02/02/2015 10:43 am ET Updated Apr 04, 2015

Teaching Children About Alzheimer's Disease

With more than 5 million people today living with Alzheimer's disease, it is becoming increasingly important for people of all ages to be aware of and informed about this devastating illness. Alzheimers is the sixth leading cause of death in the United States. Every 67 seconds, someone in the US is diagnosed with this condition, and the numbers only increase every year. There is no denying that Alzheimer's disease is a serious condition and one that is difficult to talk about. However difficult, it is important that adults today create a dialogue with young people about the seriousness of this condition.

While it can be difficult to talk about, there are more than 15 million Alzheimer's familial caregivers in the United States. Many of these individuals are children. Young people need to know about this condition, especially if their parents, grandparents or relatives receive a diagnosis. While it can be hard to talk to children about serious topics such as this, there are several approaches that can help make discussing Alzheimer's easier for all parties involved.

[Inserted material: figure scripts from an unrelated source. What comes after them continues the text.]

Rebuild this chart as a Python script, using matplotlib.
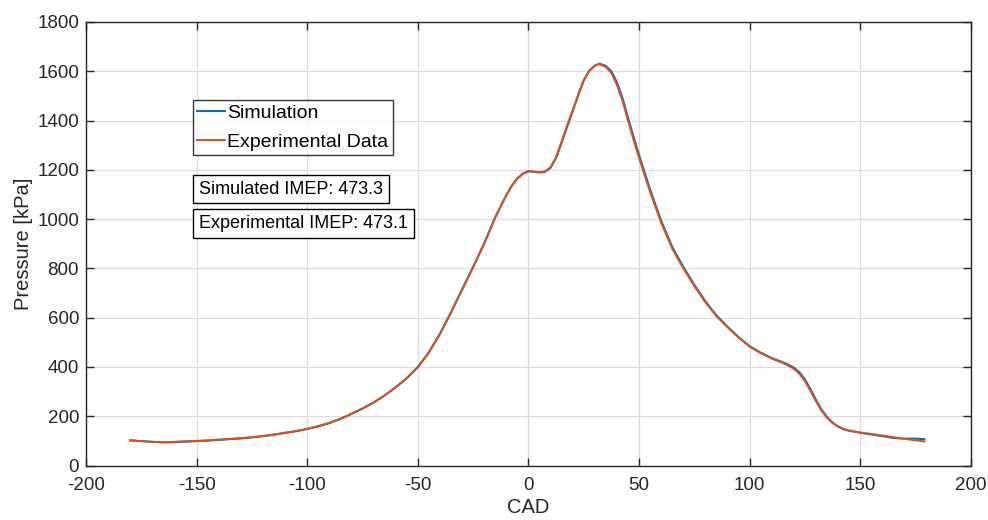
import matplotlib
matplotlib.use("Agg")
import matplotlib.pyplot as plt

plt.rcParams['font.family'] = ['Liberation Sans', 'DejaVu Sans']
plt.rcParams['axes.unicode_minus'] = False

cad = [-180, -175, -170, -165, -160, -155, -150, -145, -140, -135, -130, -125,
       -120, -115, -110, -105, -100, -95, -90, -85, -80, -75, -70, -65, -60,
       -55, -50, -45, -40, -35, -30, -25, -20, -15, -10, -7.5, -5, -2.5, 0, 2.5, 5,
       7.5, 10, 12.5, 15, 17.5, 20, 22.5, 25, 27.5, 30, 32, 35, 37.5, 40, 42.5,
       45, 47.5, 50, 55, 60, 65, 70, 75, 80, 85, 90, 95, 100, 105, 110, 115,
       117.5, 120, 122.5, 125, 127.5, 130, 132.5, 135, 137.5, 140, 142.5, 145,
       150, 155, 160, 165, 170, 175, 179]

p_exp = [102, 99, 96, 95, 96, 98, 100, 102, 105, 108, 111, 115,
         120, 126, 133, 140, 149, 160, 173, 190, 210, 232, 256, 285, 318,
         355, 400, 460, 535, 622, 715, 806, 902, 1008, 1098, 1136, 1166, 1185, 1195, 1193, 1190,
         1194, 1211, 1252, 1315, 1380, 1442, 1506, 1565, 1603, 1622, 1629, 1617, 1593, 1545, 1480,
         1400, 1322, 1248, 1110, 985, 880, 800, 728, 662, 606, 561, 519, 482, 456, 434, 416,
         405, 392, 372, 342, 302, 260, 222, 193, 172, 158, 148, 142,
         134, 128, 122, 115, 108, 102, 98]

p_sim = [102, 99, 96, 94, 95, 97, 99, 101, 104, 107, 110, 114,
         119, 125, 132, 139, 148, 159, 172, 189, 209, 231, 255, 284, 317,
         354, 399, 459, 534, 621, 714, 805, 901, 1007, 1097, 1135, 1165, 1184, 1194, 1192, 1189,
         1192, 1208, 1248, 1310, 1375, 1438, 1502, 1562, 1602, 1623, 1631, 1622, 1600, 1555, 1492,
         1412, 1334, 1260, 1120, 993, 887, 806, 733, 666, 609, 563, 521, 484, 458, 436, 419,
         409, 397, 378, 349, 309, 266, 227, 196, 174, 158, 147, 141,
         133, 126, 119, 112, 109, 109, 107]

x_ticks = [-200, -150, -100, -50, 0, 50, 100, 150, 200]
y_ticks = [0, 200, 400, 600, 800, 1000, 1200, 1400, 1600, 1800]

fig = plt.figure(figsize=(9.88, 5.2), dpi=100)
ax = fig.add_axes([0.0870, 0.1048, 0.8957, 0.8529])

ax.plot(cad, p_sim, color='#0072BD', lw=1.5, label='Simulation')
ax.plot(cad, p_exp, color='#D95319', lw=1.4, label='Experimental Data')

ax.set_xlim(-200, 200)
ax.set_ylim(0, 1800)
ax.set_xticks(x_ticks)
ax.set_yticks(y_ticks)
ax.grid(True, color='#DCDCDC', lw=0.9)
ax.set_axisbelow(True)
ax.tick_params(direction='in', top=True, right=True, length=6, width=1,
               colors='#262626', labelsize=13.5, labelcolor='#262626')
ax.tick_params(axis='x', pad=8)
ax.tick_params(axis='y', pad=5)
for s in ax.spines.values():
    s.set_color('#262626')
    s.set_linewidth(1.0)

ax.set_xlabel('CAD', fontsize=14.5, color='#262626', labelpad=3)
ax.set_ylabel('Pressure [kPa]', fontsize=14.5, color='#262626', labelpad=3)

leg = ax.legend(loc='upper left', bbox_to_anchor=(0.1209, 0.824), fontsize=14,
                frameon=True, fancybox=False, edgecolor='#000000',
                handlelength=1.45, handletextpad=0.1, borderpad=0.22,
                labelspacing=0.58, borderaxespad=0)
leg.get_frame().set_linewidth(1.0)

bbox_kw = dict(boxstyle='square,pad=0.32', facecolor='white', edgecolor='black', lw=1.0)
ax.text(-148.8, 1122, 'Simulated IMEP: 473.3', fontsize=13, color='#000000',
        va='center', ha='left', bbox=bbox_kw)
ax.text(-148.8, 983, 'Experimental IMEP: 473.1', fontsize=13, color='#000000',
        va='center', ha='left', bbox=bbox_kw)

fig.savefig('out.png', dpi=100)
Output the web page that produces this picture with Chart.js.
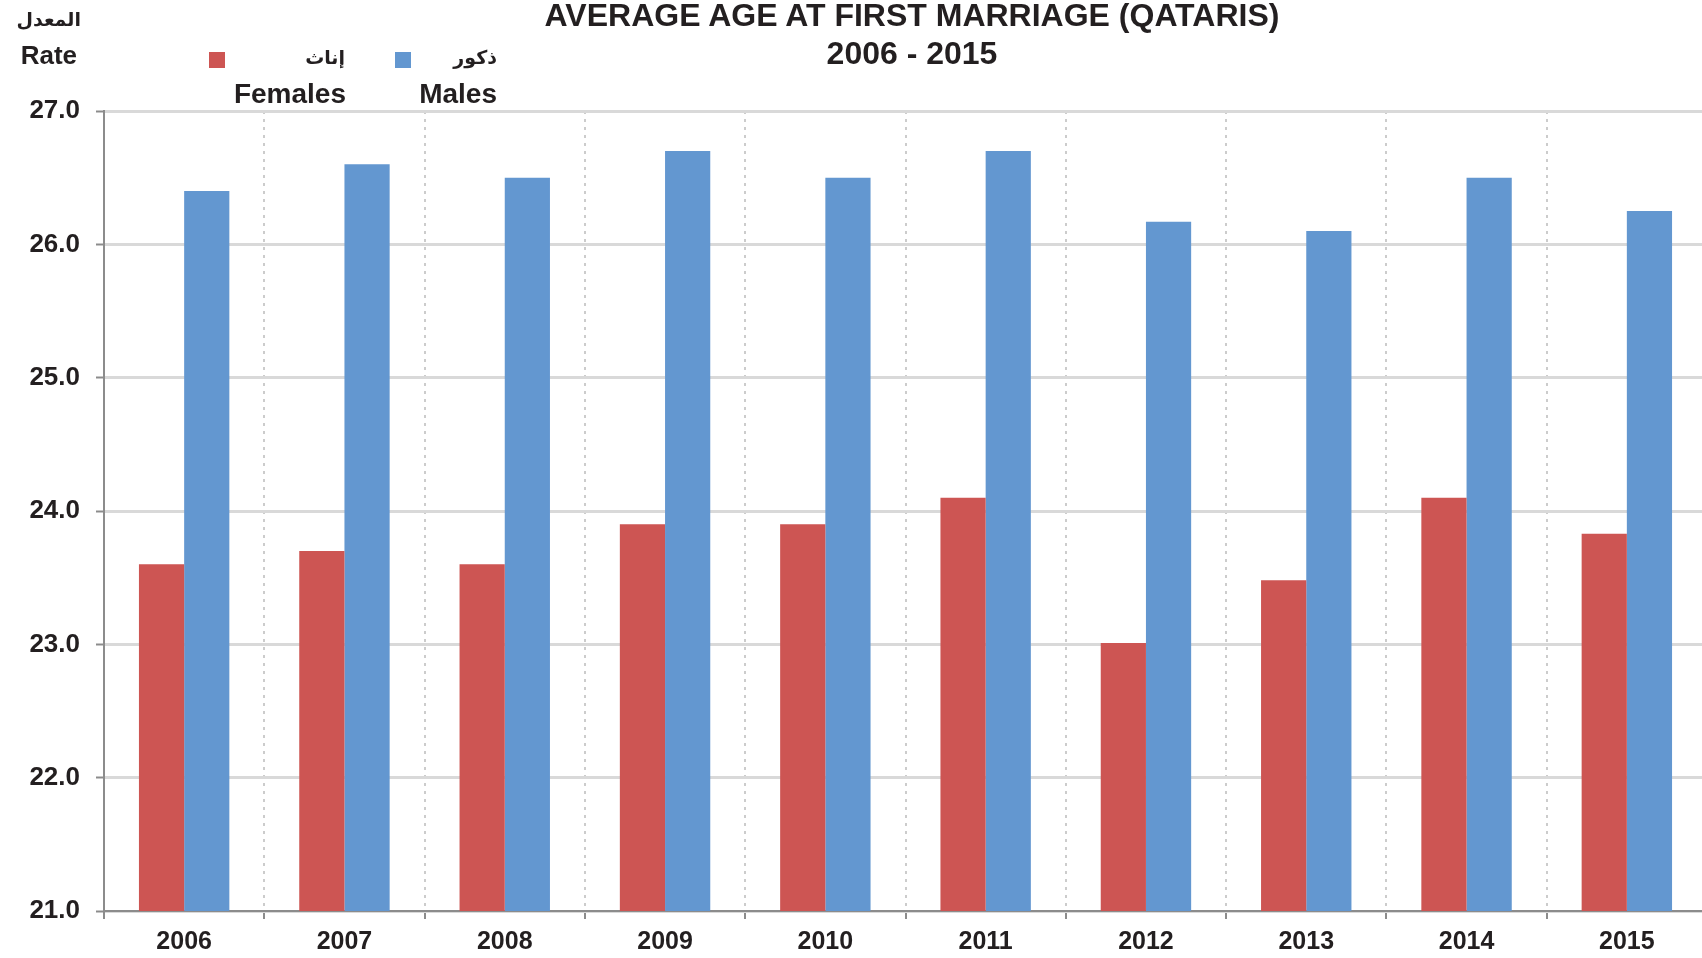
<!DOCTYPE html>
<html>
<head>
<meta charset="utf-8">
<script src="https://cdn.jsdelivr.net/npm/chart.js@4"></script>
<style>
  html, body { margin: 0; padding: 0; background: #fff; overflow: hidden; }
  body { width: 1702px; height: 958px; position: relative; font-family: 'Liberation Sans', Arial, sans-serif; color: #231f20; }
  #chart { position: absolute; left: 0; top: 0; }
  .txt { position: absolute; font-weight: bold; white-space: nowrap; line-height: 1; }
  .title { left: 412px; width: 1000px; text-align: center; font-size: 32px; }
  .ar { font-family: 'DejaVu Sans', sans-serif; font-size: 19px; direction: rtl; }
  .sw { position: absolute; width: 16px; height: 16px; }
</style>
</head>
<body>
<canvas id="chart" width="1712" height="958"></canvas>

<div class="txt title" style="top:-1px;">AVERAGE AGE AT FIRST MARRIAGE (QATARIS)</div>
<div class="txt title" style="top:37px;">2006 - 2015</div>

<div class="txt ar" style="left:0; width:81px; text-align:right; top:10px;">المعدل</div>
<div class="txt" style="left:0; width:77px; text-align:right; top:42px; font-size:26px;">Rate</div>

<div class="sw" style="left:209px; top:52px; background:#cd5553;"></div>
<div class="txt ar" style="left:245px; width:100px; text-align:right; top:48px;">إناث</div>
<div class="txt" style="left:200px; width:146px; text-align:right; top:80px; font-size:28px;">Females</div>

<div class="sw" style="left:395px; top:52px; background:#6397d0;"></div>
<div class="txt ar" style="left:397px; width:100px; text-align:right; top:48px;">ذكور</div>
<div class="txt" style="left:386px; width:111px; text-align:right; top:80px; font-size:28px;">Males</div>

<script>
// ── Data ──
const YEARS   = ['2006', '2007', '2008', '2009', '2010', '2011', '2012', '2013', '2014', '2015'];
const FEMALES = [23.6, 23.7, 23.6, 23.9, 23.9, 24.1, 23.01, 23.48, 24.1, 23.83];
const MALES   = [26.4, 26.6, 26.5, 26.7, 26.5, 26.7, 26.17, 26.1, 26.5, 26.25];
const Y_MIN = 21, Y_MAX = 27;

// ── Colours ──
const C_FEMALE = '#cd5553';
const C_MALE   = '#6397d0';
const C_TEXT   = '#231f20';
const C_AXIS   = '#8c8c8c';
const C_GRID   = '#d9d9d9';
const C_VGRID  = '#cccccc';

const TICK_FONT = { family: "'Liberation Sans', Arial, sans-serif", size: 26, weight: 'bold' };

new Chart(document.getElementById('chart'), {
  type: 'bar',
  data: {
    labels: YEARS,
    datasets: [
      { label: 'Females', data: FEMALES, backgroundColor: C_FEMALE, borderWidth: 0,
        categoryPercentage: 0.564, barPercentage: 1.0 },
      { label: 'Males', data: MALES, backgroundColor: C_MALE, borderWidth: 0,
        categoryPercentage: 0.564, barPercentage: 1.0 },
    ]
  },
  options: {
    responsive: false,
    animation: false,
    devicePixelRatio: 1,
    layout: { padding: { top: 111, right: 5, left: 0, bottom: 0 } },
    plugins: { legend: { display: false }, tooltip: { enabled: false } },
    scales: {
      x: {
        offset: true,
        afterFit: s => { s.height = 47; },
        grid: { offset: true, color: C_VGRID, lineWidth: 2, tickColor: C_AXIS, tickWidth: 2, tickLength: 8 },
        border: { color: C_AXIS, width: 2, dash: [3, 5] },
        ticks: { color: C_TEXT, font: { ...TICK_FONT, size: 25 }, padding: 8, maxRotation: 0 }
      },
      y: {
        min: Y_MIN,
        max: Y_MAX,
        afterFit: s => { s.width = 104; },
        grid: { color: C_GRID, lineWidth: 3, tickColor: C_AXIS, tickWidth: 2, tickLength: 8 },
        border: { color: C_AXIS, width: 2 },
        ticks: { stepSize: 1, color: C_TEXT, font: TICK_FONT, padding: 16, callback: v => v.toFixed(1) }
      }
    }
  }
});
</script>
</body>
</html>
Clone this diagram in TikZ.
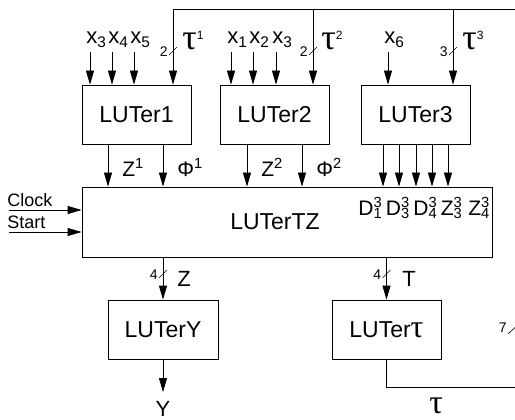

Before sitting down to talk with a child about something as serious as Alzheimer's disease, it is important to remember that children deal with feelings and reactions to situations much differently than adults. Children process things differently than adults do. Each child is different and will process this information in different ways. This is why it is so important to approach this talk slowly and with caution.

Many children grow increasingly sad, confused and fearful when they see their loved one's personality change. Their loved one with Alzheimer's may be rude to them, forget who they are or scare them. It is important to talk to the child about these things when they happen or, if possible, to prepare them for changes such as this before they occur. Children also may grow fearful that the disease is contagious, or that other people they know will start getting Alzheimer's. It is important to be honest with them about the facts. Let them know that not every person will get Alzheimer's disease, but that there are lots of people just like their loved one who suffer with this condition.

Education is very important when it comes to children understanding Alzheimer's. As an adult, make sure that you are giving young ones the opportunity to ask questions and that you are helping them understand the facts about this disease, even if they are hard to understand.

Dealing with Alzheimer's disease is difficult for any person, no matter what their age, but it is particularly important to help children cope with dealing with someone with Alzheimer's disease. Parents, adult friends and guardians should try to provide support to children, encouraging them to talk about their feelings about the situation.

For the child who has someone close to them with Alzheimer's, it is important that the child is still able to visit this person. This allows children to see their loved one being taken care of and comfortable. Children should know there are good days and bad days, and that there may be times when a loved one's behavior is upsetting. The Alzheimer's Association has been particularly proactive about helping children cope with and understand this disease. They suggest powerful books and resources to help young people understand and deal with the transition. Books such as the popular What's Happening to Grandpa? by Maria Shriver help depict the changes many children see in their grandparents and loved ones, shedding light on changes the elderly adults go through with Alzheimers and offering ways for children to react.

By teaching important values such as support, patience and unwavering love, books like these can help children understand that just because someone they love has Alzheimer's disease doesn't mean they should stop loving that person or letting them be an important part of their lives.